Let’s use Russia/Ukraine/Crimea story as an example. When I’m out to dinner and/or drinks, I like to subtly test my friends (those who don’t work in media, but serve in the financial sector, education or law enforcement) on a particular news event. It’s a good way to gauge depth of knowledge on a big topic. For the situation in Ukraine, all eight friends had heard about it. The basic premise was understood (Russia invading a sovereign country without provocation). But in terms of why Russia had invaded or what they gain by doing so (and what we may lose), that’s where things got fuzzy.

And Crimea? Well, that’s a whole other ball of wax: Is it an independent country? Wasn’t the Russian Navy already using Crimea ports before the invasion? You can feel eyes glazing over at the table. Why? Because no one could really articulate why this mattered to them, their finances, their kids, their daily lives.

As a producer, anchor or commentator, this is when an education for the viewer’s benefit is required. But with time at such a premium in cable news, how can that be accomplished without upsetting a breaking news tempo (and upsetting the heavy viewers in the process)?

Well, remember the old VH1 pop-up videos? The kind of videos that used to offer pop-up bubbles to viewers with interesting info nuggets on the band/artist and the story behind the song being played? Well…those could be deployed in cable news as well, albeit in the much more subtle, official way (and without the bubble sound effect).

The good news is that cable news already has a version of pop-up bubbles at their disposal, most commonly referred to as fact panels and/or bio bullets, which generally occupy the right third portion of a screen. But these panels are vastly underutilized. In the case of Ukraine, they most definitely would help fill in the blanks in terms of the “Why this is important to you” category.

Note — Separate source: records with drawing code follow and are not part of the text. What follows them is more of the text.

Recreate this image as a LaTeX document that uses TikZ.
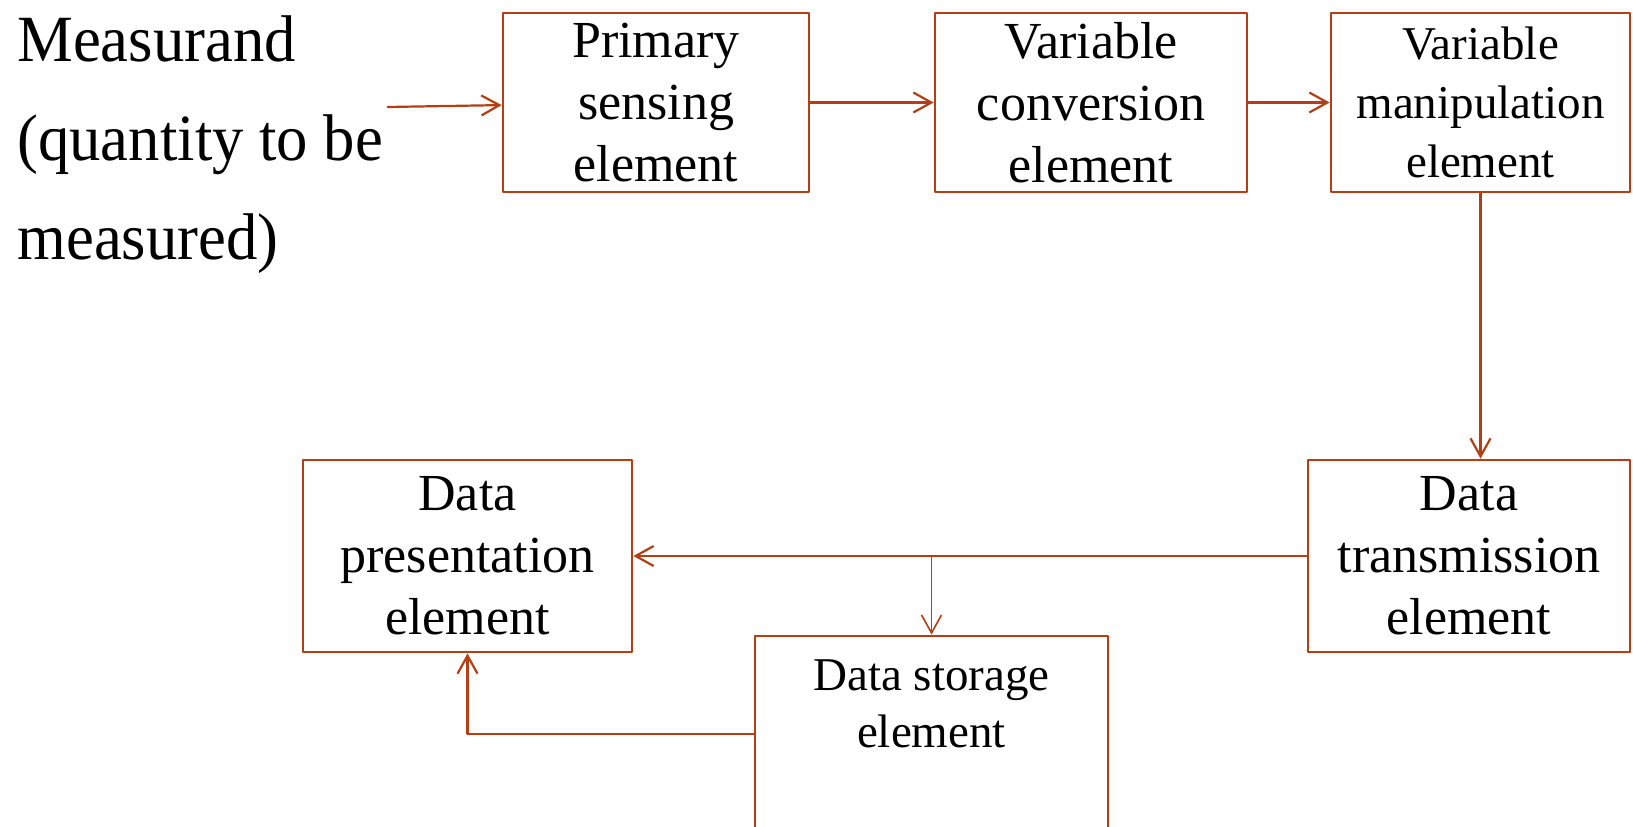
\documentclass[tikz,border=0pt]{standalone}
\usepackage{fontspec}
\setmainfont{Liberation Serif}
\newfontfamily\measfont[FakeStretch=0.95]{Liberation Serif}
\usetikzlibrary{arrows.meta}
\definecolor{rust}{RGB}{181,62,18}
\begin{document}
\begin{tikzpicture}[x=0.5pt,y=-0.5pt, line join=round,
	box/.style={draw=rust, line width=1.4pt, inner sep=0pt, align=center, font=\fontsize{26}{31}\selectfont},
	flow/.style={draw=rust, line width=1.1pt, -{Straight Barb[length=9pt,width=10pt]}}]
	\useasboundingbox (0,0) rectangle (1633,826);
	\node[anchor=north west, align=left, inner sep=0pt, font=\measfont\fontsize{33}{49.5}\selectfont] (meas) at (17,15) {Measurand\\(quantity to be\\measured)};
	% top row
	\node[box, minimum width=153pt, minimum height=89.5pt] (prim) at (656,102.5) {Primary\\sensing\\element};
	\node[box, minimum width=156pt, minimum height=89.5pt] (conv) at (1091,102.5) {Variable\\conversion\\element};
	\node[box, minimum width=149.5pt, minimum height=89.5pt, font=\fontsize{23.5}{29.5}\selectfont] (manip) at (1480.5,102.5) {Variable\\manipulation\\element};
	% bottom row
	\node[box, minimum width=161pt, minimum height=96pt] (trans) at (1469,556) {Data\\transmission\\element};
	\node[box, minimum width=164.5pt, minimum height=96pt] (pres) at (467.5,556) {Data\\presentation\\element};
	\node[box, minimum width=176.5pt, minimum height=98pt] (stor) at (931.5,734) {};
	\node[anchor=north, yshift=-12.5pt, inner sep=0pt, align=center, font=\fontsize{23.5}{28.5}\selectfont] (stortext) at (stor.north) {Data storage\\element};
	\coordinate (in) at (387,107);
	\coordinate (split) at (stor.north |- trans.west);
	\draw[flow] (in) -- (prim);
	\draw[flow] (prim) -- (conv);
	\draw[flow] (conv) -- (manip);
	\draw[flow] (manip.south) -- (manip.south |- trans.north);
	\draw[flow] (trans) -- (pres);
	\draw[flow, line width=0.8pt] (split) -- (stor.north);
	\draw[flow] (stor.west) -| (pres.south);
\end{tikzpicture}
\end{document}
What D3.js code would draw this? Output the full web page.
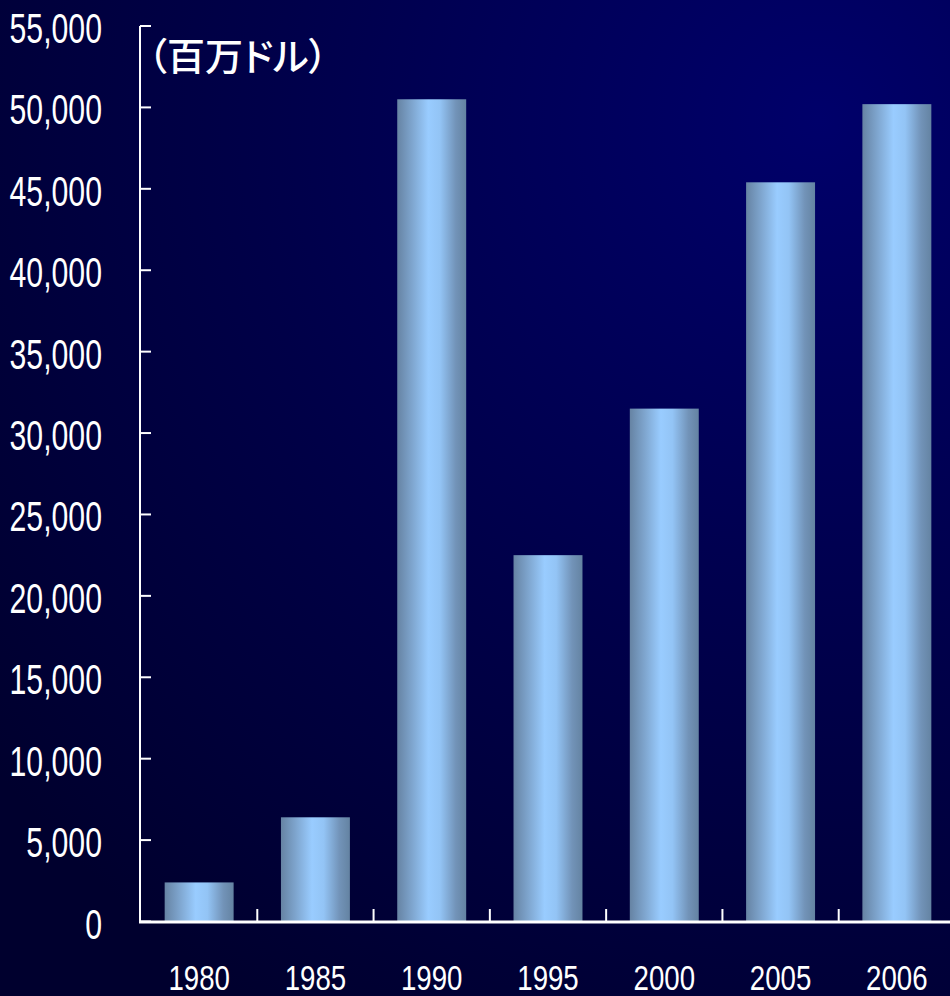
<!DOCTYPE html>
<html><head><meta charset="utf-8">
<script src="https://cdn.jsdelivr.net/npm/d3@7"></script>
<style>html,body{margin:0;padding:0;background:#000033;}svg{display:block;}</style>
</head><body>
<svg id="c" width="950" height="996"></svg>
<script>
const years = ["1980","1985","1990","1995","2000","2005","2006"];
const values = [2400, 6400, 50500, 22500, 31500, 45400, 50200];
const yTicks = [0,5000,10000,15000,20000,25000,30000,35000,40000,45000,50000,55000];
const unitLabel = "（百万ドル）";

const W = 950, H = 996;
const svg = d3.select("#c");
const defs = svg.append("defs");

const bg = defs.append("radialGradient").attr("id","bg")
  .attr("gradientUnits","userSpaceOnUse").attr("cx",820).attr("cy",120).attr("r",1050);
bg.append("stop").attr("offset","0").attr("stop-color","#00006a");
bg.append("stop").attr("offset","0.55").attr("stop-color","#000048");
bg.append("stop").attr("offset","1").attr("stop-color","#00002e");

const bar = defs.append("linearGradient").attr("id","bar").attr("x1","0").attr("x2","1").attr("y1","0").attr("y2","0");
[[0,"#6683a3"],[0.22,"#7fa6cf"],[0.45,"#99ccff"],[0.62,"#93c4f5"],[0.85,"#7293b8"],[1,"#6483a2"]]
  .forEach(([o,c])=>bar.append("stop").attr("offset",o).attr("stop-color",c));

svg.append("rect").attr("width",W).attr("height",H).attr("fill","url(#bg)");

const x0 = 141, x1 = 955;
const x = d3.scaleBand().domain(years).range([x0,x1]).paddingInner(0.407).paddingOuter(0.2035);
const y = d3.scaleLinear().domain([0,55000]).range([921.5,26]);

// bars
svg.append("g").selectAll("rect").data(years).join("rect")
  .attr("x",d=>x(d)).attr("width",x.bandwidth())
  .attr("y",(d,i)=>y(values[i])).attr("height",(d,i)=>y(0)-y(values[i]))
  .attr("fill","url(#bar)");

const numFont = "'Liberation Sans',Arial,sans-serif";

// y axis
const gy = svg.append("g");
gy.append("line").attr("x1",140).attr("x2",140).attr("y1",y(55000)).attr("y2",y(0))
  .attr("stroke","#fff").attr("stroke-width",2);
gy.selectAll("line.t").data(yTicks).join("line").attr("class","t")
  .attr("x1",140).attr("x2",151).attr("y1",d=>y(d)).attr("y2",d=>y(d))
  .attr("stroke","#fff").attr("stroke-width",2);
const fmt = d3.format(",");
gy.selectAll("text").data(yTicks).join("text")
  .attr("transform",d=>`translate(102,${y(d)+17}) scale(0.72,1)`)
  .attr("text-anchor","end")
  .attr("font-family",numFont)
  .attr("font-size",42).attr("fill","#fff")
  .text(d=>fmt(d));

// x axis
const gx = svg.append("g");
gx.append("line").attr("x1",139).attr("x2",W).attr("y1",922).attr("y2",922)
  .attr("stroke","#fff").attr("stroke-width",3);
const step = x.step();
gx.selectAll("line.t").data(years.slice(1)).join("line").attr("class","t")
  .attr("x1",d=>x(d)-x.paddingInner()*step/2).attr("x2",d=>x(d)-x.paddingInner()*step/2)
  .attr("y1",909).attr("y2",922).attr("stroke","#fff").attr("stroke-width",2);
gx.selectAll("text").data(years).join("text")
  .attr("transform",d=>`translate(${x(d)+x.bandwidth()/2},990) scale(0.79,1)`)
  .attr("text-anchor","middle")
  .attr("font-family",numFont)
  .attr("font-size",35).attr("fill","#fff")
  .text(d=>d);

// unit label
svg.append("text").attr("x",148).attr("y",70)
  .attr("font-family","'Noto Sans CJK JP',sans-serif").attr("font-size",38).attr("font-weight",500)
  .style("font-feature-settings","'palt'")
  .attr("fill","#fff")
  .text(unitLabel);
</script>
</body></html>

Granted, these panels don’t necessarily need to be used during the reporting aspect of the story. They eat up real estate and could diminish riveting pictures or video coming from reports on the ground. Where they can and should be used, however, is during the analysis/interview portions of a newscast, which are seemingly increasing by the day. According to a separate Pew Research analysis, coverage of live events and live reports dropped in daytime programming by one-third—from 33% of the news in 2007 to 23% in 2012. And the airtime devoted to interviews rose from 39% to 51%. Big jump, but with the (cheaper) move to more opinion-based programming, it’s not surprising.

So with more than half of a newscast now dedicated to Q&A and/or debate panels, what better time to offer up info nuggets on everything about, say…Putin, Russian pipelines running through the Ukraine to supply large amounts of energy to Europe, who’s in charge in Ukraine (Answer: Alexander Turchynov — the speaker of the parliament and staunch ally of formerly-jailed opposition leader Yulia Tymoshenko), why Crimea’s ports are so important to Russia, etc. It could even apply to basic nuggets on when/how Putin came to power, how the EU and NATO are responding, or how the Dow and Nasdaq are performing since the crisis began.

And another reason why these panels should be incorporated more? The size of TV screens and increased presence of HDTV. According to Leichtman Research Group, over 75 percent of American homes now have HDTVs, and more than half own more than one. Per a Sharp Electronics study, the average screen size for HDTVs was 38 inches in 2012. With prices on big screens continuing to fall, that size will jump to 60 inches by 2015. More screen real estate means a better ability to share more information…

So now we’re at the “Now what?” stage of the Ukraine story. Russian troops don’t appear to be going anywhere, no shots are being fired. The West is trying to figure out next steps while Putin is doing the same. Without conflict or even a war of words, will viewers stick around to watch the intermission? If the last ratings report is any indication, outside of CNN—which is seeing a decent bump—viewers aren’t exactly finding events there all that riveting (Fox and MSNBC’s Monday numbers are about the same as before events in Ukraine began). With military action by the U.S. or Europe wisely not being seriously considered, will this story just linger for a bit longer before the media and world turns its attention to something else? At this point, there are more fireworks between Darrell Issa and Elijah Cummings at the IRS Hearings, which is getting some nice air time on all the cable networks today.

Some news stories are complicated. Some may seem more important to those covering them than to those watching at home.

Those who live in the bubble sometimes forget that…

Or never realize it in the first place.

Producers need to understand it’s more about images and soundbites.

But about education and perspective as well.

Providing bubbles to those outside the bubble can help do that.